As far as hikes there is not much. There is one trail to Navajo Peak marked on the maps, but as of last year there was absolutely no discernable trail. I hiked as far as a sign about a mile from the "trailhead" and Rio Cebolla - the sign is at the merging of 2 trails that no longer exist. I contacted the BLM and some conservationist friends I know who are involved with the Chama and they were hoping to get some Boy Scouts in to create the trail again.

Rattlesnakes are everywhere - I see more on that section of river than anywhere else. A typical Friday to Sunday trip leaves little to no time for hiking anyway and there is plenty of great scenery from the river and short hikes from the camps. 

The rapids are very easy and the scenery is world class so have a great time. I am waiting for my rejection letter, I'll need to check the mail - I hope it's not because they sent out the success letters first....


----------



## Pike1892 (Mar 8, 2017)

Thanks, do you recommend 2 or 3 days? I was thinking it's a 2 day trip.


----------



## GS Dave (Jun 13, 2016)

I like doing it in 3 days, but we do it with a bunch of kids so getting them going in the mornings is tough, I have done it in 2 days it just makes for 2 long days


----------



## lmyers (Jun 10, 2008)

Love the Chama. I haven't stayed at every camp, but every camp I have stayed at has been beautiful and more than satisfactory. Tiger Wall, Chama Wall and opposite Chama Wall have been some of my favorites.

There are a couple fun slots that go up into the sandstone from behind the Chama Wall camp and Huckbay Canyon has a nice hike.

I would do it in 3 days unless flows are up over 1200 or so. Better to relax than push miles imo.


----------



## Rojo (May 31, 2012)

*Chama permit notices*



Issip said:


> The rapids are very easy and the scenery is world class so have a great time. I am waiting for my rejection letter, I'll need to check the mail - I hope it's not because they sent out the success letters first....

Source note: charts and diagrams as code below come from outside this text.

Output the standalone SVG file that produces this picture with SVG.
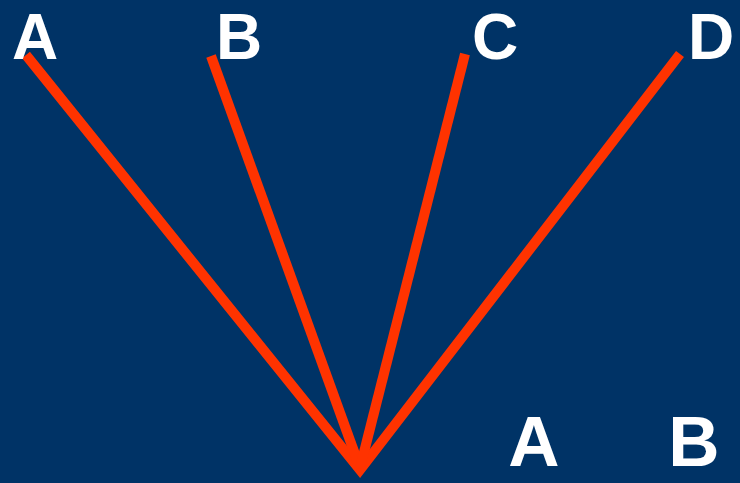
<svg xmlns="http://www.w3.org/2000/svg" width="740" height="483" viewBox="0 0 740 483">
<style>
.lbl{font-family:"Gill Sans","Liberation Sans","DejaVu Sans",sans-serif;font-weight:bold;font-size:71px;fill:#ffffff;text-anchor:middle}
.top{font-size:64px}
.ln{stroke:#ff3300;stroke-width:10;fill:none;stroke-linejoin:miter;stroke-miterlimit:10}
</style>
<rect width="740" height="483" fill="#003366"/>
<g id="connectors">
<polyline class="ln" points="26,55 360,470 680,54"/>
<line class="ln" x1="211" y1="56" x2="360" y2="468"/>
<line class="ln" x1="465" y1="54" x2="360" y2="468"/>
</g>
<g id="node-A-top"><text class="lbl top" x="35" y="59">A</text></g>
<g id="node-B-top"><text class="lbl top" x="239" y="59">B</text></g>
<g id="node-C-top"><text class="lbl top" x="495" y="59">C</text></g>
<g id="node-D-top"><text class="lbl top" x="711" y="59">D</text></g>
<g id="node-A-bottom"><text class="lbl" x="534" y="466">A</text></g>
<g id="node-B-bottom"><text class="lbl" x="694" y="466">B</text></g>
</svg>
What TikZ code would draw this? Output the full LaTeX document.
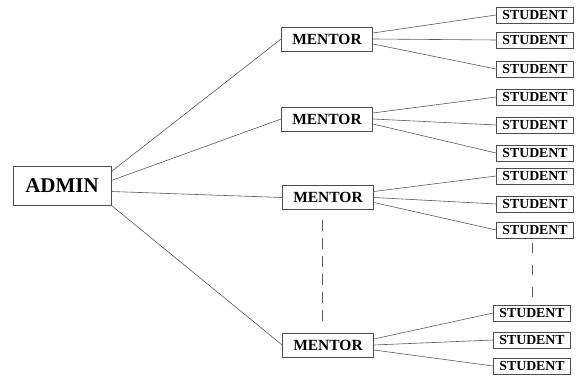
\documentclass[tikz,border=0pt]{standalone}
\usepackage{fontspec}
\setmainfont{Liberation Serif}
\begin{document}
\begin{tikzpicture}[x=1pt,y=-1pt,
  box/.style={draw=black!70, line width=0.8pt, inner sep=0pt, align=center},
  adminbox/.style={box, minimum width=98pt, minimum height=39pt, font=\fontsize{21}{22}\selectfont\bfseries},
  mentorbox/.style={box, minimum width=91pt, minimum height=24pt, font=\fontsize{15.5}{16}\selectfont\bfseries},
  studbox/.style={box, minimum width=77pt, minimum height=16pt, font=\fontsize{13.8}{14}\selectfont\bfseries},
  link/.style={draw=black!65, line width=0.6pt},
  gap/.style={draw=black!65, line width=0.6pt, dash pattern=on 11pt off 7pt}]
\useasboundingbox (0,0) rectangle (577,379);
\node[adminbox] (a) at (62,185.5) {ADMIN};
\node[mentorbox] (m1) at (327,39) {MENTOR};
\node[mentorbox] (m2) at (327,119) {MENTOR};
\node[mentorbox] (m3) at (328,197.5) {MENTOR};
\node[mentorbox] (m4) at (328,345) {MENTOR};
\node[studbox] (s1) at (535,15) {STUDENT};
\node[studbox] (s2) at (535,40) {STUDENT};
\node[studbox] (s3) at (535,69) {STUDENT};
\node[studbox] (s4) at (535,97) {STUDENT};
\node[studbox] (s5) at (535,125) {STUDENT};
\node[studbox] (s6) at (535,153) {STUDENT};
\node[studbox] (s7) at (535,176) {STUDENT};
\node[studbox] (s8) at (535,204) {STUDENT};
\node[studbox] (s9) at (535,230) {STUDENT};
\node[studbox] (s10) at (532,313) {STUDENT};
\node[studbox] (s11) at (532,340) {STUDENT};
\node[studbox] (s12) at (532,366) {STUDENT};
% admin to mentors
\draw[link] ([yshift=14pt]a.east) -- (m1.west);
\draw[link] ([yshift=5pt]a.east) -- (m2.west);
\draw[link] ([yshift=-6pt]a.east) -- (m3.west);
\draw[link] (a.south east) -- (m4.west);
% mentors to students
\foreach \m/\p/\q/\r in {m1/s1/s2/s3, m2/s4/s5/s6, m3/s7/s8/s9, m4/s10/s11/s12}{
  \draw[link] ([yshift=6pt]\m.east) -- (\p.west);
  \draw[link] ([yshift=0pt]\m.east) -- (\q.west);
  \draw[link] ([yshift=-5pt]\m.east) -- (\r.west);
}
% dashed continuation
\coordinate (d1) at (322,220);
\coordinate (d2) at (322,322);
\coordinate (e1) at (532,243);
\coordinate (e2) at (532,298);
\draw[gap] (d1) -- (d2);
\draw[gap, dash pattern=on 10pt off 12pt] (e1) -- (e2);
\end{tikzpicture}
\end{document}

I talked to the BLM ranger(575 758-8851) yesterday and was told that only successful applications were called before Mar 1st. Unsuccessful likely means you won't hear anything back at all if applied over the phone or electronically, but you may get the standard rejection slip returned if you sent a self-addressed. I now have a few more open weekends on my calendar...


----------



## merryruth (Aug 28, 2016)

Ditto what others have said--a two-night, three day trip is best, and there are plenty of campsites. 

Re: permits

You will most likely be able to get a permit for the Chama later in the summer by calling the office periodically. They'll let you know what cancellations they have. But also, you can put in Sunday through Thursday without going through the lottery. Just have to call the office starting April 1 and see whats open. Last year, there was enough water to float all week through the summer. From what I understand, during the drought years there wasn't that kind of water. We'll see what happens this year.


----------



## kayakingphotog (May 25, 2007)

Hey Pike,
You need to get Duwain Whitis and Barbara Vinsons newly released Guide to the Rio Chama. You can purchase it directly from their website at www.rivermaps.net.

BTW thats me on the cover (could not resist)!


----------